The application is a quick one-page form, available both online or in-person at a courthouse - you have to disclose your basic personal information, county and court of conviction, court docket, criminal justice tracking number (CJTN), and your New York State Identification Number (NYSID). The form can be submitted by mail with notarization or in-person where the charge and conviction were processed with no required application fee.


Sealed or expunged convictions under the new policy will only be unsealable in two circumstances. The first being if the person is applying for a job in law enforcement, and the second being if the person is applying for a pistol license.


To put in the words of the court, "If you decide to apply for destruction, the arrest, prosecution and criminal history records related to your expunged marijuana conviction are destroyed, and there will be no record of your arrest or conviction for these charges. In other words, it will be like it never happened,".
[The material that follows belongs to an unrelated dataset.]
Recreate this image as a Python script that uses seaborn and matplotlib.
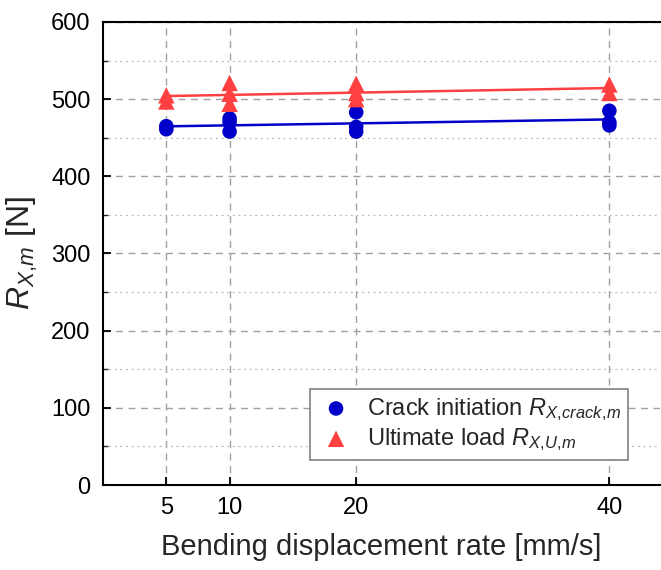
import numpy as np
import pandas as pd
import matplotlib
matplotlib.use("Agg")
import matplotlib.pyplot as plt
import seaborn as sns
from matplotlib.ticker import MultipleLocator

# Data
crack_rate = [5, 5, 10, 10, 10, 20, 20, 20, 40, 40, 40]
crack_load = [465, 461, 475, 470, 458, 483, 464, 458, 485, 470, 466]
ult_rate = [5, 5, 10, 10, 10, 20, 20, 20, 40, 40]
ult_load = [505, 497, 521, 507, 494, 520, 508, 500, 519, 508]
x_ticks = [5, 10, 20, 40]
y_ticks = [0, 100, 200, 300, 400, 500, 600]

sns.set_theme(style="white")
plt.rcParams['font.family'] = ['Liberation Sans', 'DejaVu Sans']
plt.rcParams['mathtext.fontset'] = 'custom'
plt.rcParams['mathtext.rm'] = 'Liberation Sans'
plt.rcParams['mathtext.it'] = 'Liberation Sans:italic'

blue = '#0000C8'
red = '#FF4040'

fig = plt.figure(figsize=(6.61, 5.70), dpi=100)
ax = fig.add_axes([103/661, 1-485/570, 557/661, 463/570])

df_c = pd.DataFrame({'rate': crack_rate, 'load': crack_load})
df_u = pd.DataFrame({'rate': ult_rate, 'load': ult_load})

sns.regplot(data=df_c, x='rate', y='load', scatter=False, ci=None, ax=ax,
            line_kws=dict(color=blue, lw=1.8, zorder=3))
sns.regplot(data=df_u, x='rate', y='load', scatter=False, ci=None, ax=ax,
            line_kws=dict(color=red, lw=1.8, zorder=3))
sns.scatterplot(data=df_c, x='rate', y='load', ax=ax, marker='o', s=110,
                color=blue, edgecolor='none', zorder=4,
                label=r'Crack initiation $R_{X,\!crack,\!m}$')
sns.scatterplot(data=df_u, x='rate', y='load', ax=ax, marker='^', s=140,
                color=red, edgecolor='none', zorder=4,
                label=r'Ultimate load $R_{X,\!U,\!m}$')

ax.set_xlim(0, 44)
ax.set_ylim(0, 600)
ax.set_xticks(x_ticks)
ax.set_yticks(y_ticks)
ax.yaxis.set_minor_locator(MultipleLocator(50))
ax.tick_params(axis='both', which='major', direction='in', length=6, width=1.3,
               labelsize=17, colors='black', pad=9, left=True, bottom=True)
ax.tick_params(axis='y', which='minor', direction='in', length=3.5, width=1.0, left=True)
ax.tick_params(axis='x', which='minor', bottom=False)

ax.grid(True, which='major', axis='both', linestyle=(0, (5, 4)), color='#A0A0A0', lw=1.0)
ax.grid(True, which='minor', axis='y', linestyle=(0, (1.5, 3)), color='#B8B8B8', lw=0.9)
ax.set_axisbelow(True)

for s in ['left', 'bottom', 'top']:
    ax.spines[s].set_color('black')
    ax.spines[s].set_linewidth(1.5)
ax.spines['right'].set_visible(False)

ax.set_xlabel('Bending displacement rate [mm/s]', fontsize=21, labelpad=10)
ax.set_ylabel(r'$R_{X,\!m}$ [N]', fontsize=23, labelpad=8)

leg = ax.legend(loc='lower right', bbox_to_anchor=(628/661, 1-460/570),
                bbox_transform=fig.transFigure, fontsize=17, frameon=True,
                fancybox=False, edgecolor='#808080', framealpha=1,
                handletextpad=0.5, handlelength=1.6, borderpad=0.3,
                labelspacing=0.15, borderaxespad=0, markerscale=1.0)
leg.get_frame().set_linewidth(1.2)

fig.savefig('out.png', dpi=100)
Gov. Andrew Cuomo (D) stated “By providing individuals who have suffered the consequences of an unfair marijuana conviction with a path to have their records expunged and by reducing draconian penalties, we are taking a critical step forward in addressing a broken and discriminatory criminal justice process,” a narrative that is even more vital in today's tumultuous country.


The disparity speaks volumes where in 2018, a New York Times analysis found that during the three years prior, black people in Manhattan were 15 times more likely than whites to be arrested on marijuana charges. Cuomo stated, “Communities of color have been disproportionately impacted by laws governing marijuana for far too long, and today we are ending this injustice.”


The volume of non-violent possession offences has been staggering for some time, according to FBI data, 4-in-10 U.S. drug arrests in 2018 were for the possession, sale, or manufacture of Marijuana. Police officers made about 663,000 arrests for marijuana-related offences in the 50 states and the District of Columbia in 2018, amounting to 40% of the 1.65 million total drug arrests in the U.S. that year.


It comes as no surprise that around nine-in-ten U.S. marijuana arrests are for possession rather than selling or manufacturing. In 2018, 92% of marijuana arrests were for possession and 8% were for selling or manufacturing.


We continue to see a growing number of states legalizing or decriminalizing of marijuana-related offences, and steps being taken to address and work toward correcting what has been the unjust treatment of people stuck within a system with lifelong impacts. However, there is much work to be done.